First, a "continuation ID" means there has to be a continuation stored on the server (or else you'd be saying "continuation state", not "continuation ID"). This is still stateful, even if the application in question doesn't always need it.

Second, the existence of a "sitemap" indicates a centralized architecture. A decentralized web object framework wouldn't have such a thing as a "site map". Take a look at this site... objects nest within objects, as is visible by their URLs. And as data is added, the trees grow and change. That's not possible with a single static "site map".

URLs should represent persistent things, or methods upon persistent things. That's what the web is. Trying to use continuations for a web application just means you don't really understand what the web is for, like a programmer who writes a highly-modal GUI, fighting the event-driven model every step of the way. Like GUIs, Web apps naturally fit to an event-driven asynchronous messaging model. Even better, they usually fit a transaction-per-event model, which makes them even easier to write than GUIs.
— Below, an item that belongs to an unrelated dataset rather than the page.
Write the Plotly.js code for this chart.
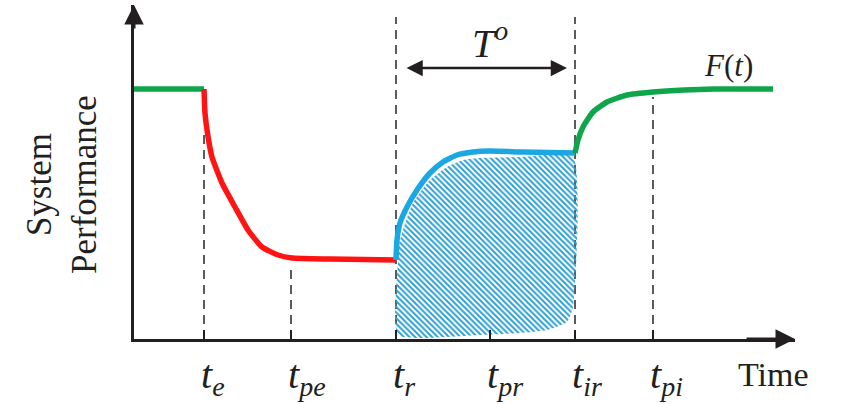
<!DOCTYPE html>
<html>
<head>
<meta charset="utf-8">
<script src="https://cdn.plot.ly/plotly-3.0.1.min.js"></script>
<style>html,body{margin:0;padding:0;background:#fff;}#chart{width:841px;height:404px;}</style>
</head>
<body>
<div id="chart"></div>
<script>
// ---- data (time units, performance units) ----
const tickSubs = ['e', 'pe', 'r', 'pr', 'ir', 'pi'];
const tickTimes = [7.0, 15.7, 26.2, 35.6, 44.1, 51.9];
// top of each dashed guide line (null = tick only)
const guideTops = [83.6, 28.8, 128.8, null, 128.8, 96.8];

const normalTime = [0, 7.0];
const normalPerf = [100, 100];

const disruptTime = [7.0, 7.1, 7.4, 7.8, 8.8, 10.1, 11.4, 12.8, 14.4, 15.8, 19.6, 26.2];
const disruptPerf = [100, 90.4, 81.0, 72.8, 62.4, 52.8, 43.6, 36.8, 33.6, 32.4, 32.0, 31.6];

const recoveryTime = [26.2, 26.3, 26.6, 27.3, 28.3, 29.6, 30.9, 32.3, 33.9, 35.6, 38.9, 44.1];
const recoveryPerf = [31.6, 39.6, 46.4, 52.8, 59.6, 66.4, 70.8, 73.6, 74.8, 75.2, 74.8, 74.4];

const restoreTime = [44.1, 44.4, 44.9, 45.9, 47.3, 49.3, 51.9, 55.0, 58.0, 63.9];
const restorePerf = [74.4, 79.6, 84.8, 90.8, 94.8, 97.6, 98.8, 99.6, 100, 100];

const hatchTime = [26.4, 26.5, 26.9, 27.9, 29.6, 31.3, 32.9, 34.6, 38.6, 43.9, 43.9, 43.3, 41.3, 38.6, 34.6, 26.4, 26.4];
const hatchPerf = [30.8, 37.6, 43.6, 54.4, 63.6, 68.8, 71.6, 72.4, 72.8, 72.8, 12.8, 6.8, 3.6, 2.4, 1.6, 1.6, 30.8];

const xMax = 66.1, yMax = 133.6;
const ink = '#231f20';
const serif = 'Times';
const sp = s => '<span style="font-family:Times">' + s + '</span>';
const it = s => '<span style="font-family:Times;font-style:italic">' + s + '</span>';

const traces = [];
// dashed guides
tickTimes.forEach((t, i) => {
  if (guideTops[i] === null) return;
  traces.push({x: [t, t], y: [0, guideTops[i]], mode: 'lines', hoverinfo: 'skip',
    line: {color: '#333333', width: 1.6, dash: '9px,6px'}});
});
// hatched area
traces.push({x: hatchTime, y: hatchPerf, mode: 'lines', fill: 'toself', line: {width: 0, shape: 'spline', smoothing: 0.5},
  fillcolor: 'rgba(0,0,0,0)',
  fillpattern: {shape: '\\', size: 4, solidity: 0.5, fgcolor: '#2f9fd0', bgcolor: 'rgba(0,0,0,0)'}, hoverinfo: 'skip'});
// curves
const seg = (x, y, c) => ({x: x, y: y, mode: 'lines', hoverinfo: 'skip',
  line: {color: c, width: 5.5, shape: 'spline', smoothing: 0.5}});
traces.push(seg(normalTime, normalPerf, '#0fa64b'));
traces.push(seg(disruptTime, disruptPerf, '#ff1414'));
traces.push(seg(recoveryTime, recoveryPerf, '#1aa7e2'));
traces.push(seg(restoreTime, restorePerf, '#0fa64b'));

const annotations = [];
// axis arrowheads
annotations.push({x: xMax, y: 0, ax: xMax - 5, ay: 0, axref: 'x', ayref: 'y', xref: 'x', yref: 'y',
  text: '', showarrow: true, arrowhead: 2, arrowsize: 1.3, arrowwidth: 3, arrowcolor: ink});
annotations.push({x: 0, y: yMax, ax: 0, ay: yMax - 10, axref: 'x', ayref: 'y', xref: 'x', yref: 'y',
  text: '', showarrow: true, arrowhead: 2, arrowsize: 1.3, arrowwidth: 3, arrowcolor: ink});
// T^o double arrow
annotations.push({x: 43.3, y: 108.4, ax: 27.1, ay: 108.4, axref: 'x', ayref: 'y', xref: 'x', yref: 'y',
  text: '', showarrow: true, arrowside: 'end+start', arrowhead: 2, startarrowhead: 2,
  arrowsize: 1.3, startarrowsize: 1.3, arrowwidth: 2.5, arrowcolor: ink});
annotations.push({x: 35.6, y: 119.6, xref: 'x', yref: 'y', xanchor: 'center', yanchor: 'middle',
  text: it('T') + '<sup>' + it('o') + '</sup>', showarrow: false, font: {family: serif, size: 40, color: ink}});
annotations.push({x: 59.4, y: 109.6, xref: 'x', yref: 'y', xanchor: 'center', yanchor: 'middle',
  text: it('F') + sp('(') + it('t') + sp(')'), showarrow: false, font: {family: serif, size: 31, color: ink}});
// time labels
tickSubs.forEach((s, i) => {
  annotations.push({x: tickTimes[i], y: -0.115, xref: 'x', yref: 'paper', xanchor: 'left', xshift: -5,
    yanchor: 'middle', text: it('t') + '<sub>' + it(s) + '</sub>', showarrow: false,
    font: {family: serif, size: 40, color: ink}});
});
annotations.push({x: (773 - 134) / 661, y: -0.105, xref: 'paper', yref: 'paper', xanchor: 'center', yanchor: 'middle',
  text: 'Time', showarrow: false, font: {family: serif, size: 34, color: ink}});
annotations.push({x: -0.109, y: 0.464, xref: 'paper', yref: 'paper', xanchor: 'center', yanchor: 'middle',
  text: sp('System') + '<br>' + sp('Performance'), showarrow: false, textangle: -90,
  font: {family: serif, size: 35, color: ink}});

const layout = {
  width: 841, height: 404,
  margin: {l: 134, r: 46, t: 5, b: 65},
  paper_bgcolor: '#fff', plot_bgcolor: '#fff',
  showlegend: false,
  font: {family: serif},
  xaxis: {range: [0, xMax], showgrid: false, zeroline: false, showline: true, linewidth: 3, linecolor: ink,
    tickmode: 'array', tickvals: tickTimes, ticks: 'inside', ticklen: 9, tickwidth: 1.5, tickcolor: ink,
    showticklabels: false, fixedrange: true},
  yaxis: {range: [0, yMax], showgrid: false, zeroline: false, showline: true, linewidth: 3, linecolor: ink,
    ticks: '', showticklabels: false, fixedrange: true},
  annotations: annotations
};
Plotly.newPlot('chart', traces, layout, {displayModeBar: false, staticPlot: true});
</script>
</body>
</html>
To me, the only legitimate use of cross-event continuations in a web application is to model the state machines of published persistent objects. For example, a web workflow object might use continuations to track the stage of the workflow instance. But, that is something that occurs behind the REST representation of the workflow instance, because the continuation is shared for everyone referencing that instance. In other words, such a continuation is not part of the UI view, it's part of the application domain model.

More on continuations

Posted by Anonymous User at 2003-11-24 12:52 AM

> First, a "continuation ID" means there has to be a continuation > stored on the server (or else you'd be saying "continuation state", > not "continuation ID"). This is still stateful, even if the application > in question doesn't always need it.
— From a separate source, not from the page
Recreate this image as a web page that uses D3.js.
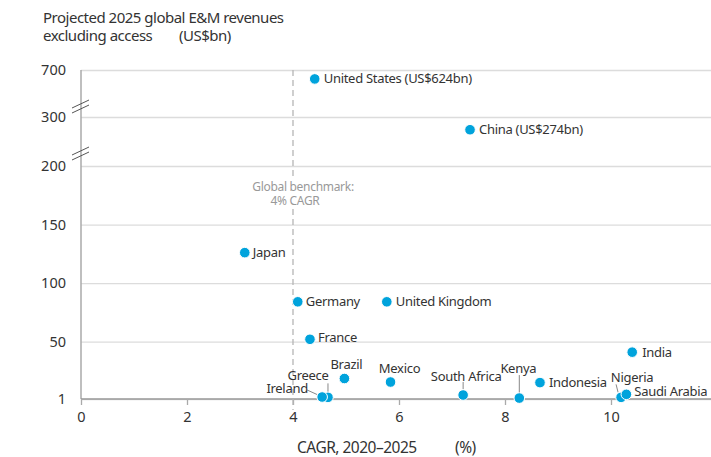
<!DOCTYPE html>
<html>
<head>
<meta charset="utf-8">
<script src="https://cdn.jsdelivr.net/npm/d3@7"></script>
<style>
  body { margin: 0; background: #fff; }
  text { font-family: "Noto Sans", sans-serif; fill: #333; }
</style>
</head>
<body>
<div id="chart"></div>
<script>
// chart size
var width = 711;
var height = 457;

// data
var countries = ["United States (US$624bn)", "China (US$274bn)", "Japan", "Germany", "United Kingdom",
    "France", "Brazil", "Mexico", "Greece", "Ireland", "South Africa", "Kenya", "Indonesia",
    "India", "Nigeria", "Saudi Arabia"];
var cagr = [4.41, 7.34, 3.09, 4.09, 5.77, 4.32, 4.97, 5.84, 4.66, 4.55, 7.21, 8.27, 8.66, 10.4, 10.19, 10.29];
var revenue = [624, 274, 126, 84, 84, 52, 18.5, 15.5, 2.4, 2.7, 4.4, 1.8, 15, 41, 2.4, 5];

var xTicks = [0, 2, 4, 6, 8, 10];
var yTicks = [1, 50, 100, 150, 200, 300, 700];
var benchmark = 4;

// label placement: [dx, dy, anchor, leader line or null]
var labelLayout = {
    "United States (US$624bn)": [9, 0, "start", null],
    "China (US$274bn)": [9, 0, "start", null],
    "Japan": [8, 0, "start", null],
    "Germany": [8, 0, "start", null],
    "United Kingdom": [9, 0, "start", null],
    "France": [8, -2, "start", null],
    "Brazil": [2, -14, "middle", null],
    "Mexico": [9, -14, "middle", null],
    "Greece": [-20, -22, "middle", [0, -5, 0, -14]],
    "Ireland": [-35, -9, "middle", [-4, -2, -15, -7]],
    "South Africa": [3, -19, "middle", [0, -6, 0, -13]],
    "Kenya": [-1, -30, "middle", [0, -5, 0, -23]],
    "Indonesia": [9, 0, "start", null],
    "India": [10, 0, "start", null],
    "Nigeria": [11, -20, "middle", [-3, -5, -5, -13]],
    "Saudi Arabia": [8, -3, "start", null]
};

var svg = d3.select("#chart").append("svg")
    .attr("width", width).attr("height", height);

var x = d3.scaleLinear().domain([0, 12]).range([81, 81 + 12 * 53]);
// broken y axis: piecewise linear segments
var y = d3.scaleLinear().domain([1, 200, 300, 700]).range([399, 166, 117, 70]);

// title
svg.append("text").attr("x", 43).attr("y", 23)
    .style("font-size", "15px").style("letter-spacing", "-0.5px")
    .text("Projected 2025 global E&M revenues");
svg.append("text").attr("x", 43).attr("y", 41)
    .style("font-size", "15px").style("letter-spacing", "-0.5px")
    .text("excluding access");
svg.append("text").attr("x", 179).attr("y", 41)
    .style("font-size", "15px").style("letter-spacing", "-0.5px")
    .text("(US$bn)");

// y axis with gridlines
var yAxis = svg.append("g")
    .attr("transform", "translate(81,0)")
    .call(d3.axisLeft(y).tickValues(yTicks).tickSize(-(width - 81)).tickFormat(d3.format("d")));
yAxis.select(".domain").remove();
yAxis.selectAll(".tick line").attr("stroke", "#dcdcdc").attr("stroke-width", 1.3);
yAxis.selectAll(".tick text").attr("x", -15)
    .style("font-size", "14.5px").style("font-family", "Noto Sans, sans-serif").attr("fill", "#333");

// left axis line
svg.append("line").attr("x1", 81).attr("x2", 81).attr("y1", 70).attr("y2", 399)
    .attr("stroke", "#aaa").attr("stroke-width", 1.5);

// axis break marks
[104, 151].forEach(function(by) {
    [0, 5].forEach(function(off) {
        svg.append("line")
            .attr("x1", 72).attr("y1", by + 4 + off)
            .attr("x2", 89).attr("y2", by - 4 + off)
            .attr("stroke", "#555").attr("stroke-width", 1);
    });
});

// x axis
var xAxis = svg.append("g")
    .attr("transform", "translate(0," + y(1) + ")")
    .call(d3.axisBottom(x).tickValues(xTicks).tickSize(6).tickSizeOuter(0));
xAxis.select(".domain").attr("d", "M81,0H" + width).attr("stroke", "#999").attr("stroke-width", 1.5);
xAxis.selectAll(".tick line").attr("stroke", "#aaa").attr("stroke-width", 1.3);
xAxis.selectAll(".tick text").attr("y", 13)
    .style("font-size", "14.5px").style("font-family", "Noto Sans, sans-serif").attr("fill", "#333");

svg.append("text").attr("x", 297).attr("y", 453)
    .style("font-size", "15.5px").style("letter-spacing", "-0.5px")
    .text("CAGR, 2020–2025");
svg.append("text").attr("x", 455).attr("y", 453)
    .style("font-size", "15.5px").style("letter-spacing", "-0.5px")
    .text("(%)");

// benchmark line, broken around its label
[[70, 177], [209, 410]].forEach(function(seg) {
    svg.append("line")
        .attr("x1", x(benchmark)).attr("x2", x(benchmark))
        .attr("y1", seg[0]).attr("y2", seg[1])
        .attr("stroke", "#b5b5b5").attr("stroke-width", 1.3)
        .attr("stroke-dasharray", "6,4");
});
svg.append("text").attr("x", x(benchmark) + 10).attr("y", 191)
    .attr("text-anchor", "middle").style("font-size", "12px").style("fill", "#999")
    .style("letter-spacing", "-0.3px")
    .text("Global benchmark:");
svg.append("text").attr("x", x(benchmark) + 2).attr("y", 205)
    .attr("text-anchor", "middle").style("font-size", "12px").style("fill", "#999")
    .style("letter-spacing", "-0.3px")
    .text("4% CAGR");

var points = countries.map(function(c, i) {
    return { name: c, cx: x(cagr[i]), cy: y(revenue[i]) };
});

// leader lines
svg.selectAll(".leader")
    .data(points.filter(function(d) { return labelLayout[d.name][3]; }))
    .enter().append("line")
    .attr("x1", function(d) { return d.cx + labelLayout[d.name][3][0]; })
    .attr("y1", function(d) { return d.cy + labelLayout[d.name][3][1]; })
    .attr("x2", function(d) { return d.cx + labelLayout[d.name][3][2]; })
    .attr("y2", function(d) { return d.cy + labelLayout[d.name][3][3]; })
    .attr("stroke", "#888").attr("stroke-width", 1);

// dots
svg.selectAll(".dot")
    .data(points).enter().append("circle")
    .attr("cx", function(d) { return d.cx; })
    .attr("cy", function(d) { return d.cy; })
    .attr("r", 5.3)
    .attr("fill", "#00a3dc")
    .attr("stroke", "#fff").attr("stroke-width", 1);

// labels
svg.selectAll(".lbl")
    .data(points).enter().append("text")
    .attr("x", function(d) { return d.cx + labelLayout[d.name][0]; })
    .attr("y", function(d) { return d.cy + labelLayout[d.name][1]; })
    .attr("dy", "0.35em")
    .attr("text-anchor", function(d) { return labelLayout[d.name][2]; })
    .style("font-size", "13px").style("letter-spacing", "-0.3px")
    .text(function(d) { return d.name; });
</script>
</body>
</html>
Of course the continuations approach is for stateful applications. Which serious business orientated applications do you want to write without state?

> Second, the existence of a "sitemap" indicates a centralized architecture. > A decentralized web object framework wouldn't have such a thing as a "site map". > Take a look at this site... objects nest within objects, as is visible by their > URLs. And as data is added, the trees grow and change. That's not > possible with a single static "site map".

As you refer to the Cocoon sitemap: It's not one single static sitemap. You can nest as many sitemaps as you need. Then the sitemap is "only" a mapping between URI space and applications (in Cocoon we use pipelines) which serve this URI. We do it explicitly and not implicitly (like the file/script to URL mapping of e.g. httpd.)

> URLs should represent persistent things, or methods upon persistent things. > That's what the web is.

As long as you can rely on stateless applications fine - but what happens if your requirements grow? How can you implement the fact "a user is logged in" without a state on the server in a safe way?

> Trying to use continuations for a web application > just means you don't really understand what the web is for,

What is the web for? (just curious)

> like a programmer > who writes a highly-modal GUI, fighting the event-driven model every step of > the way. Like GUIs, Web apps naturally fit to an event-driven asynchronous > messaging model. Even better, they usually fit a transaction-per-event model, > which makes them even easier to write than GUIs.

For simple requirments you can use simple technologies but once again, how do you handle states or if you say we don't need state at all how to you implement things like "a user is logged in" in a safe way?

> To me, the only legitimate

Sorry, I don't like your wording here: "legitimate" sounds like the one and only allowed solution and all others are wrong/idiots/...

... our world doesn't work this way ...

> use of cross-event continuations in a web application > is to model the state machines of published persistent objects. For example, > a web workflow object might use continuations to track the stage of the workflow > instance. But, that is something that occurs behind the REST representation of > the workflow instance, because the continuation is shared for everyone referencing > that instance. In other words, such a continuation is not part of the UI view, > it's part of the application domain model.